[What the task requires] Your task is to transcribe all of the data below exactly, omitting the images.

[Provided material]
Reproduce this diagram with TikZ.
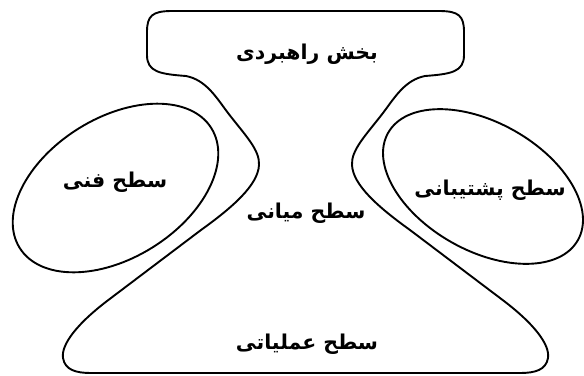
\documentclass[tikz,border=0pt]{standalone}
\usepackage{fontspec}
\newfontfamily\arabicfont[Script=Arabic]{DejaVu Sans Bold}
\TeXXeTstate=1
\begin{document}
\begin{tikzpicture}[x=1bp,y=-1bp,
  outline/.style={draw=black,line width=1.9bp,line join=round},
  lbl/.style={font=\arabicfont\fontsize{20.5}{24}\selectfont,inner sep=0pt}]
\useasboundingbox (0,0) rectangle (584,375);
% main configuration outline
\draw[outline] (186,76) .. controls (160,74) and (147,72) .. (147,55) -- (147,32)
  .. controls (147,16) and (152,11) .. (172,11) -- (439,11)
  .. controls (459,11) and (464,16) .. (464,32) -- (464,55)
  .. controls (464,72) and (451,74) .. (425,76)
  .. controls (405,80) and (395,97) .. (383,113)
  .. controls (366,135) and (351,150) .. (352,165)
  .. controls (353,185) and (378,207) .. (410,230) -- (500,298)
  .. controls (535,324) and (550,345) .. (548,358)
  .. controls (546,370) and (535,373) .. (520,373) -- (91,373)
  .. controls (76,373) and (65,370) .. (63,358)
  .. controls (61,345) and (76,324) .. (111,298) -- (201,230)
  .. controls (233,207) and (258,185) .. (259,165)
  .. controls (260,150) and (245,135) .. (228,113)
  .. controls (216,97) and (206,80) .. (186,76) -- cycle;
% technostructure and support staff
\draw[outline,rotate around={32:(115.5,188)}] (115.5,188) ellipse [x radius=113,y radius=70];
\draw[outline,rotate around={-29.5:(483,186.5)}] (483,186.5) ellipse [x radius=109,y radius=64];
% labels
\node[lbl] (apex) at (307,54) {\beginR بخش راهبردی\endR};
\node[lbl] (mid) at (306,213) {\beginR سطح میانی\endR};
\node[lbl] (core) at (307,344) {\beginR سطح عملیاتی\endR};
\node[lbl] (tech) at (115,182) {\beginR سطح فنی\endR};
\node[lbl] (supp) at (490,190) {\beginR سطح پشتیبانی\endR};
\end{tikzpicture}
\end{document}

[Completed task]
Reproduce this diagram with TikZ.
\documentclass[tikz,border=0pt]{standalone}
\usepackage{fontspec}
\newfontfamily\arabicfont[Script=Arabic]{DejaVu Sans Bold}
\TeXXeTstate=1
\begin{document}
\begin{tikzpicture}[x=1bp,y=-1bp,
  outline/.style={draw=black,line width=1.9bp,line join=round},
  lbl/.style={font=\arabicfont\fontsize{20.5}{24}\selectfont,inner sep=0pt}]
\useasboundingbox (0,0) rectangle (584,375);
% main configuration outline
\draw[outline] (186,76) .. controls (160,74) and (147,72) .. (147,55) -- (147,32)
  .. controls (147,16) and (152,11) .. (172,11) -- (439,11)
  .. controls (459,11) and (464,16) .. (464,32) -- (464,55)
  .. controls (464,72) and (451,74) .. (425,76)
  .. controls (405,80) and (395,97) .. (383,113)
  .. controls (366,135) and (351,150) .. (352,165)
  .. controls (353,185) and (378,207) .. (410,230) -- (500,298)
  .. controls (535,324) and (550,345) .. (548,358)
  .. controls (546,370) and (535,373) .. (520,373) -- (91,373)
  .. controls (76,373) and (65,370) .. (63,358)
  .. controls (61,345) and (76,324) .. (111,298) -- (201,230)
  .. controls (233,207) and (258,185) .. (259,165)
  .. controls (260,150) and (245,135) .. (228,113)
  .. controls (216,97) and (206,80) .. (186,76) -- cycle;
% technostructure and support staff
\draw[outline,rotate around={32:(115.5,188)}] (115.5,188) ellipse [x radius=113,y radius=70];
\draw[outline,rotate around={-29.5:(483,186.5)}] (483,186.5) ellipse [x radius=109,y radius=64];
% labels
\node[lbl] (apex) at (307,54) {\beginR بخش راهبردی\endR};
\node[lbl] (mid) at (306,213) {\beginR سطح میانی\endR};
\node[lbl] (core) at (307,344) {\beginR سطح عملیاتی\endR};
\node[lbl] (tech) at (115,182) {\beginR سطح فنی\endR};
\node[lbl] (supp) at (490,190) {\beginR سطح پشتیبانی\endR};
\end{tikzpicture}
\end{document}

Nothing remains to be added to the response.